═══ AVAILABLE DATA

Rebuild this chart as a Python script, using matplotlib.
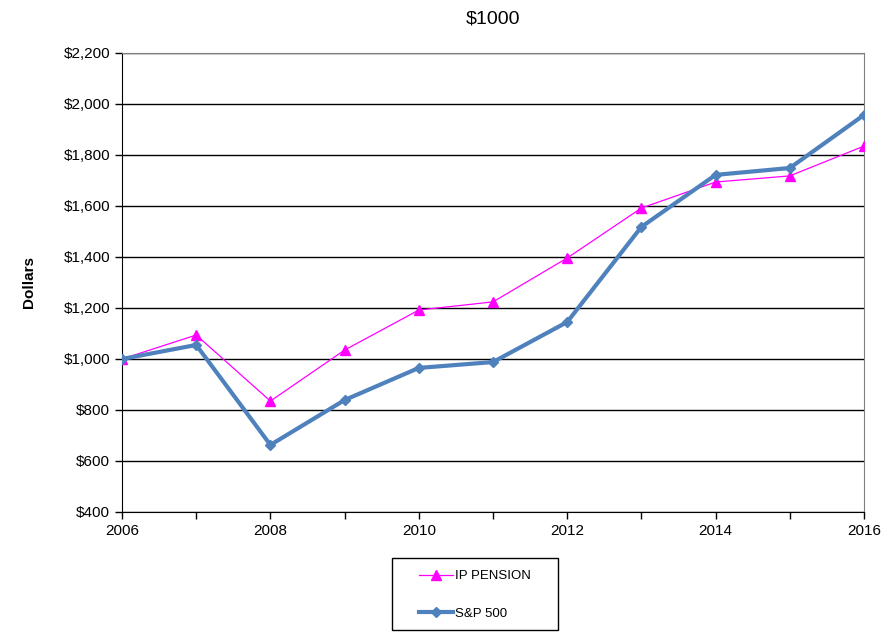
import numpy as np
import matplotlib.pyplot as plt
from matplotlib.patches import Rectangle
from matplotlib.ticker import FuncFormatter, MultipleLocator

plt.rcParams['font.family'] = ['Liberation Sans', 'DejaVu Sans']

years = [2006, 2007, 2008, 2009, 2010, 2011, 2012, 2013, 2014, 2015, 2016]
ip_pension = [1000, 1094, 835, 1035, 1192, 1224, 1396, 1592, 1694, 1718, 1835]
sp500 = [1000, 1055, 663, 839, 965, 988, 1145, 1518, 1722, 1749, 1957]

fig = plt.figure(figsize=(8.9, 6.44), dpi=100)
ax = fig.add_axes([122/890, 1-512/644, (864-122)/890, (512-53)/644])

ax.plot(years, ip_pension, color='#FF00FF', lw=0.9, marker='^', ms=6.5,
        label='IP PENSION', zorder=3)
ax.plot(years, sp500, color='#4F81BD', lw=3, marker='D', ms=5.5,
        label='S&P 500', zorder=4)

ax.set_xlim(2006, 2016)
ax.set_ylim(400, 2200)
ax.yaxis.set_major_locator(MultipleLocator(200))
ax.yaxis.set_major_formatter(FuncFormatter(lambda v, p: '${:,.0f}'.format(v)))
ax.xaxis.set_major_locator(MultipleLocator(2))
ax.xaxis.set_minor_locator(MultipleLocator(1))
ax.tick_params(axis='both', which='both', direction='out', labelsize=11,
               color='black', width=1)
ax.tick_params(axis='both', which='major', length=5)
ax.tick_params(axis='x', which='minor', length=5)
ax.grid(axis='y', color='black', lw=1)
ax.set_axisbelow(True)
for s in ['top', 'right']:
    ax.spines[s].set_color('#808080')
for s in ['left', 'bottom']:
    ax.spines[s].set_color('black')

ax.set_title('$1000', fontsize=14, pad=21)
ax.set_ylabel('Dollars', fontsize=11, fontweight='bold', labelpad=20)

# legend box drawn separately so its size matches the original
fig.patches.append(Rectangle((392/890, 14/644), 166/890, 72/644,
                             transform=fig.transFigure, fill=False,
                             ec='black', lw=1))
leg = fig.legend(loc='center', bbox_to_anchor=(475/890, 1-595/644),
                 fontsize=9.5, frameon=False, labelspacing=1.9,
                 handlelength=2.6, handletextpad=0.15, borderaxespad=0)

fig.savefig('out.png', dpi=100)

══════

▸ STATED GOAL
Pictures are excluded: retype only the lines from the beginning of the listing above through the line with "plt.rcParams['font.family'] = ['Liberation", both included.

▸ ANSWER BELOW
Rebuild this chart as a Python script, using matplotlib.
import numpy as np
import matplotlib.pyplot as plt
from matplotlib.patches import Rectangle
from matplotlib.ticker import FuncFormatter, MultipleLocator

plt.rcParams['font.family'] = ['Liberation Sans', 'DejaVu Sans']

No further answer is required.